Feb 23, 2014 Success, Sunday Nation

Quail eggs were hailed as the answer to all ailments; prices began rising fast; enterprising Kenyans rushed in to make money; supply surged and prices fell back sharply; many were left nursing wounds and cursing their luck.

In that sequence of events lies many a lesson for peculiar Kenyans. Let’s unpick a few this Sunday.

First: there are no cure-alls. I don’t doubt that quail eggs have some good health benefits. I’m pretty sure they have some nutritional value as part of a balanced diet. But a super-food that cures everything from cancer to hypertension, just by eating a few eggs (or anything else)? Give it a break. In fact the craze seems to have started when someone somewhere touted the eggs as the answer to, ahem, male impotence. That sort of connection is usually enough to start a stampede. Clinical evidence, documented studies? Not so much. A few rumours and tall tales suffice.

Second lesson: why should one get into a particular business? For most of those involved in the Kenyan quail-egg rush, the answer is simplicity itself: because prices are high. That’s it. People are willing to pay big for the damn things, so let’s produce them.

Now wait. Prices can be high for all sorts of reasons. Because of internet-fuelled propaganda, for example. Or because of seasonal factors in supply and demand. Or because supply is tightly controlled. None of those reasons in themselves give you a reason to go plunging into the market having sold your bedsheets.

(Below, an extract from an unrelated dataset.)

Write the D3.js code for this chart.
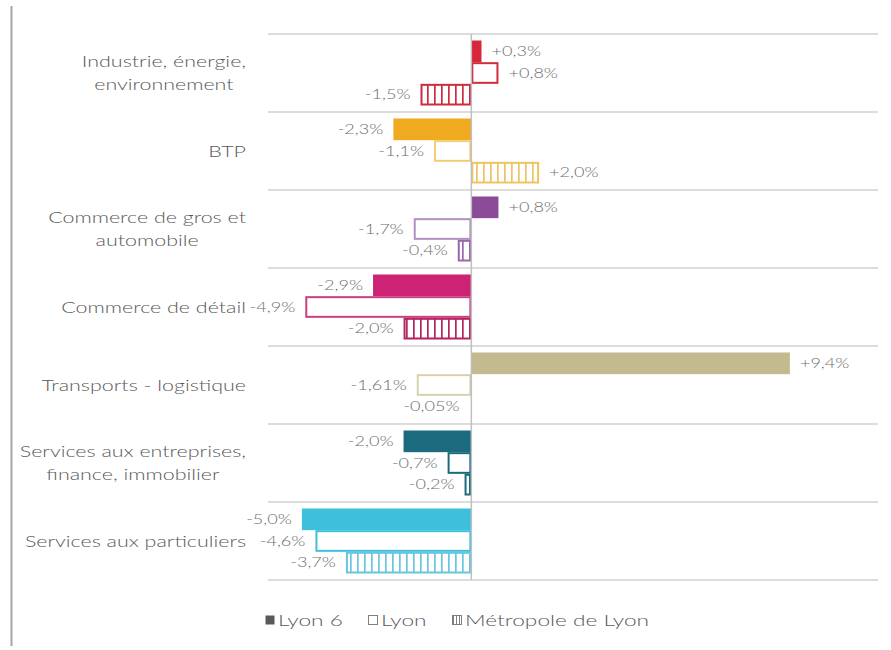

A business is not attractive just because demand is rising. It is attractive if that demand can be met uniquely and distinctively by you. In other words, you have some particular advantages as a producer, and can corral a good part of the market. That was patently not true in rearing quails. How could it be, if everyone and their great-aunt was rushing in? How could it be, if all it takes to be successful is to mate a few birds and sell the eggs? I’m sorry, but fortunes were not waiting to be made by all and sundry.

Thirdly: if a business can be entered by you and all your relatives simultaneously, that price will not stay high. Before you plunge in with both feet, take a moment to consider the forces of supply and demand. What caused the price surge? How much demand is true consumption demand, and how much is created by hype? It is amazing that those questions are not even considered.

Last lesson: it’s perfectly OK to be a speculator, but it is pretty dumb to borrow to speculate. Many of the Kenyans left in the dust of the price fall were not just left rueing a misadventure; they were left holding a heavy bank loan. Which still has to be paid, whatever the price of the eggs. You could predict that there would be calls for government intervention of the ‘tunaomba serikali’ type; Kenyan farmers duly obliged.

None of this is really news. The same thing happened some years back when Kenyans stampeded in hordes to buy Safaricom shares, again fuelled by bank loans. The same cycle played out. Safaricom shares are not quail eggs, and do have plenty of value. But the expectation that prices would treble overnight was absurd.

How to explain this behaviour? A peculiar combination of naivety and greed, which foments belief in cure-alls and overnight riches without the necessary hard work. As I have written here before, money is not made in the crowd. There are no doubt proper farmers with proper rearing and marketing structures who will continue to make proper money from quails; but the newly gathered crowd will not. Stay away from crowds, unless you are the one leading or assembling them.